Setting a timetable is like "waving a white flag to al Qaeda" according to John McCain who seems unaware of the difference between the Saudi millionaire living unmolested in a cave in Afghanistan and the religious militants blowing up American troops and Iraqis of various backgrounds in Baghdad.

It's a wonderful analogy of course and to me reminiscent of the strategy that cost General George Armstrong Custer his life and the lives of his troops. Custer, of course, was subsequently reinvented as a hero, but I think the chance McCain once had to be seen as valiant is long gone, what with his fatuous support of every idiotic, lunatic element in the Republican party. His knee-jerk resort to vicious ad hominem attacks doesn't help either. Replying to Senator Obama's comment on McCain's need for a flak jacket when visiting Baghdad, his staff tossed out
"Obama wouldn't know the difference between an RPG and a bong."
The comment of course is meant to both smear Obama with the taint of drug use while inflating McCain's military background in another pathetic and untenable occupation but it also reminds us of the much decorated Custer's military background and how much it helped him make good military and moral decisions. It reminds me that fighting the Indians "over there rather than here" worked out better for the Indians.

A moronic and irrelevant comment indeed -- and it begs us to speculate as to whether McCain knows Integrity isn't a Japanese car. I wonder if he's actually stupid enough to think Bush's "surge" isn't like trying to fight a forest fire by adding a squirt gun to the fire hoses and that no matter how much time you give it to work, you'll only lose the forest and probably get burned in the process. No, I don't think he's that stupid by nature. I think he's just so greedy to be President that he will reduce a situation far more complex than he admits; far more costly of human life, far more likely to inflame the world and far more difficult of resolution to stupid analogies, slogans and infantile name calling. Sitting Bull and Custer; slinging bull and McCain -- different battlefields, same results.

Saturday, March 10, 2007

How dare you call me articulate?

To call George Bush a delusional incompetent or Karl Rove a miserable bastard could be taken as being insensitive to their feelings. To call the junior Senator from Illinois a brilliant orator is, as we are told, insensitive to his feelings and insensitive to the feelings of a "Community" that we are simultaneously told he belongs to and does not belong to. Nobody seems to care what Mr. Obama actually thinks.

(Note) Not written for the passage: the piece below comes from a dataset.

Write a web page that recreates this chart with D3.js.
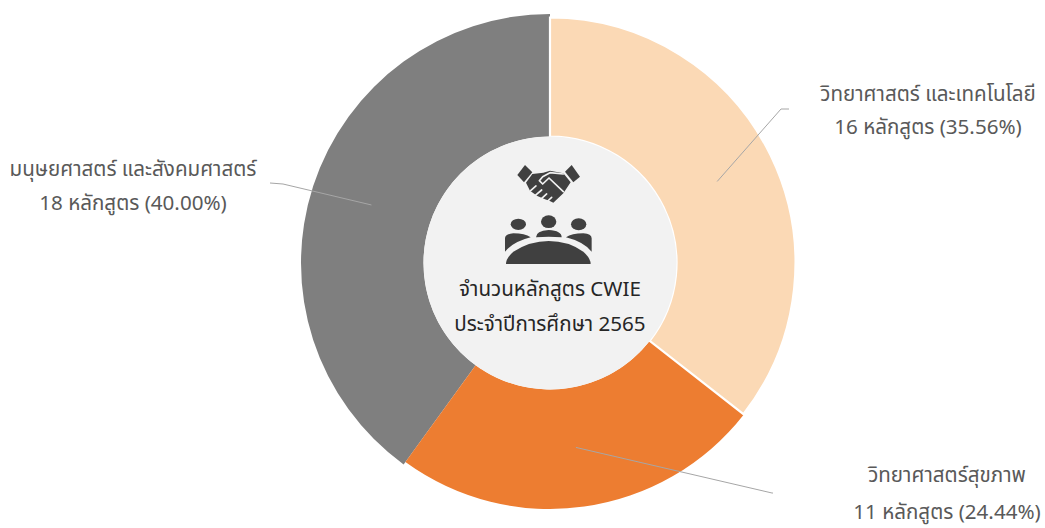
<!DOCTYPE html>
<html lang="th">
<head>
<meta charset="utf-8">
<script src="https://cdn.jsdelivr.net/npm/d3@7"></script>
<style>
html,body{margin:0;padding:0;background:#fff;}
svg{display:block;}
text{font-family:"Noto Sans Thai","Noto Sans","Open Sans","DejaVu Sans",sans-serif;}
</style>
</head>
<body>
<svg id="chart" width="1045" height="528"></svg>
<script>
const categories = ["วิทยาศาสตร์ และเทคโนโลยี","วิทยาศาสตร์สุขภาพ","มนุษยศาสตร์ และสังคมศาสตร์"];
const courseCounts = [16,11,18];
const percentLabels = ["35.56%","24.44%","40.00%"];
const sliceColors = ["#fbd9b5","#ed7d31","#7f7f7f"];
const countUnit = "หลักสูตร";
const centerLines = ["จำนวนหลักสูตร CWIE","ประจำปีการศึกษา 2565"];

const cx=550,cy=263,r0=126.5;
const outerRadii=[245.5,246,249];
const layout=[
 {elbow:[781,109],end:[789,109],lx:928,ly:[101,134]},
 {elbow:[772,493],end:[773,493],lx:947,ly:[482,519]},
 {elbow:[283,184],end:[270,183],lx:133,ly:[176,210]}
];
const svg=d3.select("#chart");
const g=svg.append("g").attr("transform",`translate(${cx},${cy})`);
const arcs=d3.pie().sort(null).value(d=>d)(courseCounts);
const arc=d3.arc().innerRadius(r0).outerRadius(d=>outerRadii[d.index]);
// gray first, then orange, then peach carrying the white seam
const order=[2,1,0];
g.selectAll("path.slice").data(order.map(i=>arcs[i])).join("path").attr("class","slice")
 .attr("d",arc).attr("fill",d=>sliceColors[d.index])
 .attr("stroke",d=>d.index===0?"#fff":"none").attr("stroke-width",d=>d.index===0?2.2:0);
g.append("circle").attr("r",r0).attr("fill","#f2f2f2");

svg.selectAll("path.leader").data(arcs).join("path").attr("class","leader")
 .attr("fill","none").attr("stroke","#a6a6a6").attr("stroke-width",1)
 .attr("d",d=>{const c=arc.centroid(d);const l=layout[d.index];return d3.line()([[c[0]+cx,c[1]+cy],l.elbow,l.end]);});

categories.forEach((c,i)=>{
 const t=svg.append("g").attr("text-anchor","middle").attr("fill","#595959").attr("font-size",20.6);
 t.append("text").attr("x",layout[i].lx).attr("y",layout[i].ly[0]).text(c);
 t.append("text").attr("x",layout[i].lx).attr("y",layout[i].ly[1]).text(`${courseCounts[i]} ${countUnit} (${percentLabels[i]})`);
});
centerLines.forEach((s,i)=>{
 svg.append("text").attr("x",550).attr("y",[296,331][i]).attr("text-anchor","middle")
  .attr("fill","#262626").attr("font-size",20.6).text(s);
});

// icons, drawn in a 3x working grid
const ink="#404040", bg="#f2f2f2";
const icon=svg.append("g").attr("transform","translate(500,160) scale(0.3333)").attr("fill",ink);
[[55,193,23,17],[146,185,23,19],[236,193,23,18]].forEach(h=>{
 icon.append("ellipse").attr("cx",h[0]).attr("cy",h[1]).attr("rx",h[2]).attr("ry",h[3]);
});
icon.append("path").attr("d","M15,275 L15,235 Q15,222 40,220 Q75,220 92,232 Q40,245 15,275Z");
icon.append("path").attr("d","M108,232 Q108,212 146,210 Q185,212 185,232 Q146,228 108,232Z");
icon.append("path").attr("d","M275,275 L275,235 Q275,222 250,220 Q215,220 198,232 Q250,245 275,275Z");
icon.append("path").attr("d","M18,312 Q18,295 40,275 Q90,243 146,243 Q205,243 250,275 Q272,295 272,312Z");
// handshake
icon.append("path").attr("d","M52,45 L75,15 L97,37 L72,67Z");
icon.append("path").attr("d","M195,35 L215,15 L240,50 L220,67Z");
icon.append("path").attr("d","M97,42 L130,38 L150,32 L190,40 L212,67 L190,100 L160,128 L148,122 L135,118 L112,108 L90,92 L78,68Z");
const seam=icon.append("g").attr("fill","none").attr("stroke",bg).attr("stroke-width",5).attr("stroke-linecap","round").attr("stroke-linejoin","round");
seam.append("path").attr("d","M190,42 L150,38 L128,50 L118,62 L128,72 L147,54 L190,95");
seam.append("path").attr("d","M108,78 L92,92 M125,90 L106,106 M140,102 L122,118 M155,112 L140,126");
</script>
</body>
</html>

Words, you see, have to be interpreted in a strictly racist way in order to avoid the appearance of racism. People must be stereotyped, pigeonholed and treated as groups so that people of a racist mind won't call those who are not, racists.

We're all supposed to be "sensitive" and because this is America, we need to carry it to ridiculous and self-defeating extremes. Because this is America, we can no longer depend on words meaning what they mean - they can only be interpreted by the political priests who represent "communities" and because this is America, anyone objecting to anything becomes a "community" even if its a community of one. So what do you do to point out that Barak Obamaindispensable talents for a Statesman, you don't say anything; you ignore the man, lest some ad hoc "community" put words in your mouth. Best not to be impressed by his intelligence and capability, because the inquisition will assume some heresy no matter how sincere the compliment. Is there a sneakier way to enforce bad stereotypes than to suppress open admiration?

Carl Rove, of all people, should know better than to put his foot in his mouth and there is probably something "ulterior" about everything he says, but I can't disagree that Obama is articulate. I may delight in everything unpleasant that happens to Rove, but I'm sick to death of the crepuscular and rebarbate semantics. If nothing we say can be taken to mean what it means anymore, if nothing can be understood without implanting an ulterior motive chosen by the listener; if everything must be deconstructed and reconstructed as a contradiction, then language is useless and there is no point to being articulate and no point to free speech.